WHAT THIS TASK INVOLVES: Reproduce all of the material word for word.
━━━ MATERIAL ━━━
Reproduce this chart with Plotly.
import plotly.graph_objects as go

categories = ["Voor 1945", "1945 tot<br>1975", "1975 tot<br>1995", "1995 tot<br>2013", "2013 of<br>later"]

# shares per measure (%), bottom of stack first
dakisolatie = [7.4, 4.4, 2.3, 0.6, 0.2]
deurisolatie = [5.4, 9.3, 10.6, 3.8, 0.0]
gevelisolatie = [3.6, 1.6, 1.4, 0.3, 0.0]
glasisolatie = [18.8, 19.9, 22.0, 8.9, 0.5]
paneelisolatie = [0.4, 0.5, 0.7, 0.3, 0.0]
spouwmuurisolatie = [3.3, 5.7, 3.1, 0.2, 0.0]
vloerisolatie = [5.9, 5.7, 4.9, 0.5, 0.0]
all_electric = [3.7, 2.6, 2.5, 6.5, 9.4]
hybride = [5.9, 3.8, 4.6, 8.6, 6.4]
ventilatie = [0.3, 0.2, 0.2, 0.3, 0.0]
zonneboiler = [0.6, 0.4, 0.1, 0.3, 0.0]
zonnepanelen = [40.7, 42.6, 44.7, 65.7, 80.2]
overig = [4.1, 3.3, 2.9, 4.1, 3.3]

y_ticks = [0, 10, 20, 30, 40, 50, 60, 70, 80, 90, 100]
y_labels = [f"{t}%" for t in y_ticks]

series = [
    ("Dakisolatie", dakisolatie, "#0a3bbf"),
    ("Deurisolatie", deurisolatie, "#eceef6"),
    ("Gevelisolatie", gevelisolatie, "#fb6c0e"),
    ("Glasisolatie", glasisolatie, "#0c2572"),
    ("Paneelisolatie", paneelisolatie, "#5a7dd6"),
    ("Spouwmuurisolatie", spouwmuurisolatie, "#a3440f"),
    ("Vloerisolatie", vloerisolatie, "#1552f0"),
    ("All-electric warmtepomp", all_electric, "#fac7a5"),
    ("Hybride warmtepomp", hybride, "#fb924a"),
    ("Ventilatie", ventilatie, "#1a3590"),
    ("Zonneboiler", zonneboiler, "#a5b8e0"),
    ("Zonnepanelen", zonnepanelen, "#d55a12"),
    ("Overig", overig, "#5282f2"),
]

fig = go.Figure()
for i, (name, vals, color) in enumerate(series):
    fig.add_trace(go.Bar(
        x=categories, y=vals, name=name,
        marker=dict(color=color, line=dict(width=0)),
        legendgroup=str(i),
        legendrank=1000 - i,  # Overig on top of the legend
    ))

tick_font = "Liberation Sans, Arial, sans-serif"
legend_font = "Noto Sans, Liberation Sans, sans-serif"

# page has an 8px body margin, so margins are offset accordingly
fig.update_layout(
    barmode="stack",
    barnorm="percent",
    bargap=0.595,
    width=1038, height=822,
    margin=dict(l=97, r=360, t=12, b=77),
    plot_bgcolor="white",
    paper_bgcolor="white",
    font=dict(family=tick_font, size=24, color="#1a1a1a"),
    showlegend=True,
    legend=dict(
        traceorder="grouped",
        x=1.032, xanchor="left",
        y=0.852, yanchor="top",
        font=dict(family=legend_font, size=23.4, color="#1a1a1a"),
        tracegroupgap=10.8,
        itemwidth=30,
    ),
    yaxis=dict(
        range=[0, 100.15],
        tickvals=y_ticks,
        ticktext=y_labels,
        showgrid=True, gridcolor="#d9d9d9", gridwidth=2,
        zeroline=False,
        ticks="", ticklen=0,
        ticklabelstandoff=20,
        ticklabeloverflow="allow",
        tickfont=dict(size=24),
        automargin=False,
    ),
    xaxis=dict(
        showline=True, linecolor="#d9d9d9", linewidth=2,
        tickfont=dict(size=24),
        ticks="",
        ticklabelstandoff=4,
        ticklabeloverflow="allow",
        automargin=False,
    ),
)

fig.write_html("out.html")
━━━
CORRECT RESULT:
Reproduce this chart with Plotly.
import plotly.graph_objects as go

categories = ["Voor 1945", "1945 tot<br>1975", "1975 tot<br>1995", "1995 tot<br>2013", "2013 of<br>later"]

# shares per measure (%), bottom of stack first
dakisolatie = [7.4, 4.4, 2.3, 0.6, 0.2]
deurisolatie = [5.4, 9.3, 10.6, 3.8, 0.0]
gevelisolatie = [3.6, 1.6, 1.4, 0.3, 0.0]
glasisolatie = [18.8, 19.9, 22.0, 8.9, 0.5]
paneelisolatie = [0.4, 0.5, 0.7, 0.3, 0.0]
spouwmuurisolatie = [3.3, 5.7, 3.1, 0.2, 0.0]
vloerisolatie = [5.9, 5.7, 4.9, 0.5, 0.0]
all_electric = [3.7, 2.6, 2.5, 6.5, 9.4]
hybride = [5.9, 3.8, 4.6, 8.6, 6.4]
ventilatie = [0.3, 0.2, 0.2, 0.3, 0.0]
zonneboiler = [0.6, 0.4, 0.1, 0.3, 0.0]
zonnepanelen = [40.7, 42.6, 44.7, 65.7, 80.2]
overig = [4.1, 3.3, 2.9, 4.1, 3.3]

y_ticks = [0, 10, 20, 30, 40, 50, 60, 70, 80, 90, 100]
y_labels = [f"{t}%" for t in y_ticks]

series = [
    ("Dakisolatie", dakisolatie, "#0a3bbf"),
    ("Deurisolatie", deurisolatie, "#eceef6"),
    ("Gevelisolatie", gevelisolatie, "#fb6c0e"),
    ("Glasisolatie", glasisolatie, "#0c2572"),
    ("Paneelisolatie", paneelisolatie, "#5a7dd6"),
    ("Spouwmuurisolatie", spouwmuurisolatie, "#a3440f"),
    ("Vloerisolatie", vloerisolatie, "#1552f0"),
    ("All-electric warmtepomp", all_electric, "#fac7a5"),
    ("Hybride warmtepomp", hybride, "#fb924a"),
    ("Ventilatie", ventilatie, "#1a3590"),
    ("Zonneboiler", zonneboiler, "#a5b8e0"),
    ("Zonnepanelen", zonnepanelen, "#d55a12"),
    ("Overig", overig, "#5282f2"),
]

fig = go.Figure()
for i, (name, vals, color) in enumerate(series):
    fig.add_trace(go.Bar(
        x=categories, y=vals, name=name,
        marker=dict(color=color, line=dict(width=0)),
        legendgroup=str(i),
        legendrank=1000 - i,  # Overig on top of the legend
    ))

tick_font = "Liberation Sans, Arial, sans-serif"
legend_font = "Noto Sans, Liberation Sans, sans-serif"

# page has an 8px body margin, so margins are offset accordingly
fig.update_layout(
    barmode="stack",
    barnorm="percent",
    bargap=0.595,
    width=1038, height=822,
    margin=dict(l=97, r=360, t=12, b=77),
    plot_bgcolor="white",
    paper_bgcolor="white",
    font=dict(family=tick_font, size=24, color="#1a1a1a"),
    showlegend=True,
    legend=dict(
        traceorder="grouped",
        x=1.032, xanchor="left",
        y=0.852, yanchor="top",
        font=dict(family=legend_font, size=23.4, color="#1a1a1a"),
        tracegroupgap=10.8,
        itemwidth=30,
    ),
    yaxis=dict(
        range=[0, 100.15],
        tickvals=y_ticks,
        ticktext=y_labels,
        showgrid=True, gridcolor="#d9d9d9", gridwidth=2,
        zeroline=False,
        ticks="", ticklen=0,
        ticklabelstandoff=20,
        ticklabeloverflow="allow",
        tickfont=dict(size=24),
        automargin=False,
    ),
    xaxis=dict(
        showline=True, linecolor="#d9d9d9", linewidth=2,
        tickfont=dict(size=24),
        ticks="",
        ticklabelstandoff=4,
        ticklabeloverflow="allow",
        automargin=False,
    ),
)

fig.write_html("out.html")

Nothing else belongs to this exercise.